• _DATASET CONTENT_:
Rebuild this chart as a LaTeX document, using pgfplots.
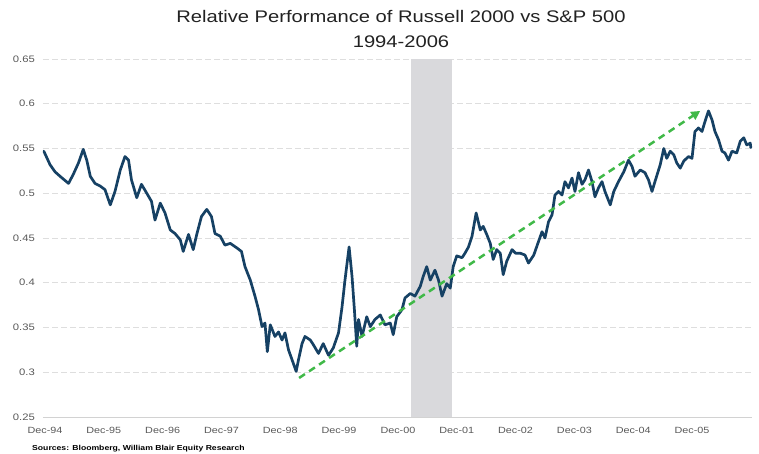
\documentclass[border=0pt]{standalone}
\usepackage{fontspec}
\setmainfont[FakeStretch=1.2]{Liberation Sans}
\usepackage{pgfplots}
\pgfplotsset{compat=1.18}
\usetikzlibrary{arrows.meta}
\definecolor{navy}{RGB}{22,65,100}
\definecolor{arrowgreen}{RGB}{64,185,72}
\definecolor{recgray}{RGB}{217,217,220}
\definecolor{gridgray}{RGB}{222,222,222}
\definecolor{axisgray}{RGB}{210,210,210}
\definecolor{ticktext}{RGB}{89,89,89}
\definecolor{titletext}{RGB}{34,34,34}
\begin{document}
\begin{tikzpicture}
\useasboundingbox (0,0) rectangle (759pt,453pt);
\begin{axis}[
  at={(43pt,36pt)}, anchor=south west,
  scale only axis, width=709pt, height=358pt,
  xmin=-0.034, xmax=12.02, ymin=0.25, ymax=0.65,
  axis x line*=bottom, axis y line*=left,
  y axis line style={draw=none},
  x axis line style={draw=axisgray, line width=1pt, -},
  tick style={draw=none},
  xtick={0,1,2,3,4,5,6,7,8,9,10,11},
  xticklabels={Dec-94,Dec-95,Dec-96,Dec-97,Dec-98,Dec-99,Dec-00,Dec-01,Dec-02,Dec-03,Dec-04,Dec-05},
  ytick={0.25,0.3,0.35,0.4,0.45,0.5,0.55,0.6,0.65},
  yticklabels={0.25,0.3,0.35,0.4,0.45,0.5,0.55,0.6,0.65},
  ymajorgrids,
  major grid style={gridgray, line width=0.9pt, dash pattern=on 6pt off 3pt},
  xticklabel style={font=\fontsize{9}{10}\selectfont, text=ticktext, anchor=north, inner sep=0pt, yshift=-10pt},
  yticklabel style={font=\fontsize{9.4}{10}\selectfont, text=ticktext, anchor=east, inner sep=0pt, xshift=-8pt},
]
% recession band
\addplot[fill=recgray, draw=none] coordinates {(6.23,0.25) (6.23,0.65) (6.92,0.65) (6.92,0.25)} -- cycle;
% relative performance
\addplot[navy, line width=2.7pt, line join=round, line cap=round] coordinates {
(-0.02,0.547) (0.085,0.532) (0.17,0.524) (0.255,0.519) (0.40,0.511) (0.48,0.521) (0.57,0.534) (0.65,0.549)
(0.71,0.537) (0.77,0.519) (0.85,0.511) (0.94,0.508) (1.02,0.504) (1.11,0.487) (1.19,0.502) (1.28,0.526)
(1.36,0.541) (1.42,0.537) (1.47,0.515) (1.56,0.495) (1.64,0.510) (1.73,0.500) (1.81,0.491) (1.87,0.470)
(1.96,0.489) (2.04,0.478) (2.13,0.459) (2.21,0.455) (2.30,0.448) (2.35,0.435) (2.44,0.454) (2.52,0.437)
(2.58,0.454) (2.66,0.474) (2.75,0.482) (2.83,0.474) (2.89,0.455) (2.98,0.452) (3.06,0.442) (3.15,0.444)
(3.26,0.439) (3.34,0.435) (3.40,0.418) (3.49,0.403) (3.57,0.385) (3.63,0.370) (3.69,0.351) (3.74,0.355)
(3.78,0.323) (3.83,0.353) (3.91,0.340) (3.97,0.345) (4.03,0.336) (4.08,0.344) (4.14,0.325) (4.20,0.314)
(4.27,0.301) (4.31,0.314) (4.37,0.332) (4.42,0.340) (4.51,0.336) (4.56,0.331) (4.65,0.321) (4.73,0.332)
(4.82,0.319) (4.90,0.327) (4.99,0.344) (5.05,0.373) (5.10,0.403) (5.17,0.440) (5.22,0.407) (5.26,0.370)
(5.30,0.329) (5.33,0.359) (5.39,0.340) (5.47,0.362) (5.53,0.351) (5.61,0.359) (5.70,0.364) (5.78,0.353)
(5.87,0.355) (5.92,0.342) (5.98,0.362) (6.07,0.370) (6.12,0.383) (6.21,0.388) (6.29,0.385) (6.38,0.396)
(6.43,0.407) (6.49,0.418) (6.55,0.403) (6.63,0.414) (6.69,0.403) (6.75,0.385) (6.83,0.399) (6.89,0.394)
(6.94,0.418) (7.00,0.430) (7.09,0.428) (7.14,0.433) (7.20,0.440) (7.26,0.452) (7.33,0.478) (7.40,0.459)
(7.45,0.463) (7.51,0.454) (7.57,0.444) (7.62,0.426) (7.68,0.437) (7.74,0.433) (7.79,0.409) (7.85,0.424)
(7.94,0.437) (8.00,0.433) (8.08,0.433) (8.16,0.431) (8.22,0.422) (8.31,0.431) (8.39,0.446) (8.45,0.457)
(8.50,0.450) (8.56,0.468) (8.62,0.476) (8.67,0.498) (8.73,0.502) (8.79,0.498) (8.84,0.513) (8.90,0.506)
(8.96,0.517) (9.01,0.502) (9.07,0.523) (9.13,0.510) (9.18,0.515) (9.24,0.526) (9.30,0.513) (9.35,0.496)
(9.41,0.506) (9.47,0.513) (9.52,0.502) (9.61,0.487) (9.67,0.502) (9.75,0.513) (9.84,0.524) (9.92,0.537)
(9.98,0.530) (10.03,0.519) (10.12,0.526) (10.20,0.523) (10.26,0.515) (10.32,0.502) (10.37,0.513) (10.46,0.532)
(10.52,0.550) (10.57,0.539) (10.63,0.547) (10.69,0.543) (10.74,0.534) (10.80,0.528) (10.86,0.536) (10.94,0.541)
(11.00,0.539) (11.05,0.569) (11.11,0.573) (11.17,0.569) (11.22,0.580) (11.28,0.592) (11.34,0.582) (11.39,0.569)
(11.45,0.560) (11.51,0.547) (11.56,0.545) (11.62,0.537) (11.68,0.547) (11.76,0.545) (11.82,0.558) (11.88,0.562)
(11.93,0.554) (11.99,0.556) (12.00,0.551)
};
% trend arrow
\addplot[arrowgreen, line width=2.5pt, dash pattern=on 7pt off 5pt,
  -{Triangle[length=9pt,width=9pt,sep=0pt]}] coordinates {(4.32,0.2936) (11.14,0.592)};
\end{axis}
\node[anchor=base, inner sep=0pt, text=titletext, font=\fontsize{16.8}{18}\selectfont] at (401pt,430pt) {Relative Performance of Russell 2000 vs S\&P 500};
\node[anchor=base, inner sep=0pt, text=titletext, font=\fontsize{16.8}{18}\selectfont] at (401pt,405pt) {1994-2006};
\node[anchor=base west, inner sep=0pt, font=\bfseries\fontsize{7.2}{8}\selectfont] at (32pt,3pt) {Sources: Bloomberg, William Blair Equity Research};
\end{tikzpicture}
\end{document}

• _WHAT IS REQUIRED_: Copy the data word for word. Pictures do not go in the copy.

• _EXERCISE SOLUTION_:
Rebuild this chart as a LaTeX document, using pgfplots.
\documentclass[border=0pt]{standalone}
\usepackage{fontspec}
\setmainfont[FakeStretch=1.2]{Liberation Sans}
\usepackage{pgfplots}
\pgfplotsset{compat=1.18}
\usetikzlibrary{arrows.meta}
\definecolor{navy}{RGB}{22,65,100}
\definecolor{arrowgreen}{RGB}{64,185,72}
\definecolor{recgray}{RGB}{217,217,220}
\definecolor{gridgray}{RGB}{222,222,222}
\definecolor{axisgray}{RGB}{210,210,210}
\definecolor{ticktext}{RGB}{89,89,89}
\definecolor{titletext}{RGB}{34,34,34}
\begin{document}
\begin{tikzpicture}
\useasboundingbox (0,0) rectangle (759pt,453pt);
\begin{axis}[
  at={(43pt,36pt)}, anchor=south west,
  scale only axis, width=709pt, height=358pt,
  xmin=-0.034, xmax=12.02, ymin=0.25, ymax=0.65,
  axis x line*=bottom, axis y line*=left,
  y axis line style={draw=none},
  x axis line style={draw=axisgray, line width=1pt, -},
  tick style={draw=none},
  xtick={0,1,2,3,4,5,6,7,8,9,10,11},
  xticklabels={Dec-94,Dec-95,Dec-96,Dec-97,Dec-98,Dec-99,Dec-00,Dec-01,Dec-02,Dec-03,Dec-04,Dec-05},
  ytick={0.25,0.3,0.35,0.4,0.45,0.5,0.55,0.6,0.65},
  yticklabels={0.25,0.3,0.35,0.4,0.45,0.5,0.55,0.6,0.65},
  ymajorgrids,
  major grid style={gridgray, line width=0.9pt, dash pattern=on 6pt off 3pt},
  xticklabel style={font=\fontsize{9}{10}\selectfont, text=ticktext, anchor=north, inner sep=0pt, yshift=-10pt},
  yticklabel style={font=\fontsize{9.4}{10}\selectfont, text=ticktext, anchor=east, inner sep=0pt, xshift=-8pt},
]
% recession band
\addplot[fill=recgray, draw=none] coordinates {(6.23,0.25) (6.23,0.65) (6.92,0.65) (6.92,0.25)} -- cycle;
% relative performance
\addplot[navy, line width=2.7pt, line join=round, line cap=round] coordinates {
(-0.02,0.547) (0.085,0.532) (0.17,0.524) (0.255,0.519) (0.40,0.511) (0.48,0.521) (0.57,0.534) (0.65,0.549)
(0.71,0.537) (0.77,0.519) (0.85,0.511) (0.94,0.508) (1.02,0.504) (1.11,0.487) (1.19,0.502) (1.28,0.526)
(1.36,0.541) (1.42,0.537) (1.47,0.515) (1.56,0.495) (1.64,0.510) (1.73,0.500) (1.81,0.491) (1.87,0.470)
(1.96,0.489) (2.04,0.478) (2.13,0.459) (2.21,0.455) (2.30,0.448) (2.35,0.435) (2.44,0.454) (2.52,0.437)
(2.58,0.454) (2.66,0.474) (2.75,0.482) (2.83,0.474) (2.89,0.455) (2.98,0.452) (3.06,0.442) (3.15,0.444)
(3.26,0.439) (3.34,0.435) (3.40,0.418) (3.49,0.403) (3.57,0.385) (3.63,0.370) (3.69,0.351) (3.74,0.355)
(3.78,0.323) (3.83,0.353) (3.91,0.340) (3.97,0.345) (4.03,0.336) (4.08,0.344) (4.14,0.325) (4.20,0.314)
(4.27,0.301) (4.31,0.314) (4.37,0.332) (4.42,0.340) (4.51,0.336) (4.56,0.331) (4.65,0.321) (4.73,0.332)
(4.82,0.319) (4.90,0.327) (4.99,0.344) (5.05,0.373) (5.10,0.403) (5.17,0.440) (5.22,0.407) (5.26,0.370)
(5.30,0.329) (5.33,0.359) (5.39,0.340) (5.47,0.362) (5.53,0.351) (5.61,0.359) (5.70,0.364) (5.78,0.353)
(5.87,0.355) (5.92,0.342) (5.98,0.362) (6.07,0.370) (6.12,0.383) (6.21,0.388) (6.29,0.385) (6.38,0.396)
(6.43,0.407) (6.49,0.418) (6.55,0.403) (6.63,0.414) (6.69,0.403) (6.75,0.385) (6.83,0.399) (6.89,0.394)
(6.94,0.418) (7.00,0.430) (7.09,0.428) (7.14,0.433) (7.20,0.440) (7.26,0.452) (7.33,0.478) (7.40,0.459)
(7.45,0.463) (7.51,0.454) (7.57,0.444) (7.62,0.426) (7.68,0.437) (7.74,0.433) (7.79,0.409) (7.85,0.424)
(7.94,0.437) (8.00,0.433) (8.08,0.433) (8.16,0.431) (8.22,0.422) (8.31,0.431) (8.39,0.446) (8.45,0.457)
(8.50,0.450) (8.56,0.468) (8.62,0.476) (8.67,0.498) (8.73,0.502) (8.79,0.498) (8.84,0.513) (8.90,0.506)
(8.96,0.517) (9.01,0.502) (9.07,0.523) (9.13,0.510) (9.18,0.515) (9.24,0.526) (9.30,0.513) (9.35,0.496)
(9.41,0.506) (9.47,0.513) (9.52,0.502) (9.61,0.487) (9.67,0.502) (9.75,0.513) (9.84,0.524) (9.92,0.537)
(9.98,0.530) (10.03,0.519) (10.12,0.526) (10.20,0.523) (10.26,0.515) (10.32,0.502) (10.37,0.513) (10.46,0.532)
(10.52,0.550) (10.57,0.539) (10.63,0.547) (10.69,0.543) (10.74,0.534) (10.80,0.528) (10.86,0.536) (10.94,0.541)
(11.00,0.539) (11.05,0.569) (11.11,0.573) (11.17,0.569) (11.22,0.580) (11.28,0.592) (11.34,0.582) (11.39,0.569)
(11.45,0.560) (11.51,0.547) (11.56,0.545) (11.62,0.537) (11.68,0.547) (11.76,0.545) (11.82,0.558) (11.88,0.562)
(11.93,0.554) (11.99,0.556) (12.00,0.551)
};
% trend arrow
\addplot[arrowgreen, line width=2.5pt, dash pattern=on 7pt off 5pt,
  -{Triangle[length=9pt,width=9pt,sep=0pt]}] coordinates {(4.32,0.2936) (11.14,0.592)};
\end{axis}
\node[anchor=base, inner sep=0pt, text=titletext, font=\fontsize{16.8}{18}\selectfont] at (401pt,430pt) {Relative Performance of Russell 2000 vs S\&P 500};
\node[anchor=base, inner sep=0pt, text=titletext, font=\fontsize{16.8}{18}\selectfont] at (401pt,405pt) {1994-2006};
\node[anchor=base west, inner sep=0pt, font=\bfseries\fontsize{7.2}{8}\selectfont] at (32pt,3pt) {Sources: Bloomberg, William Blair Equity Research};
\end{tikzpicture}
\end{document}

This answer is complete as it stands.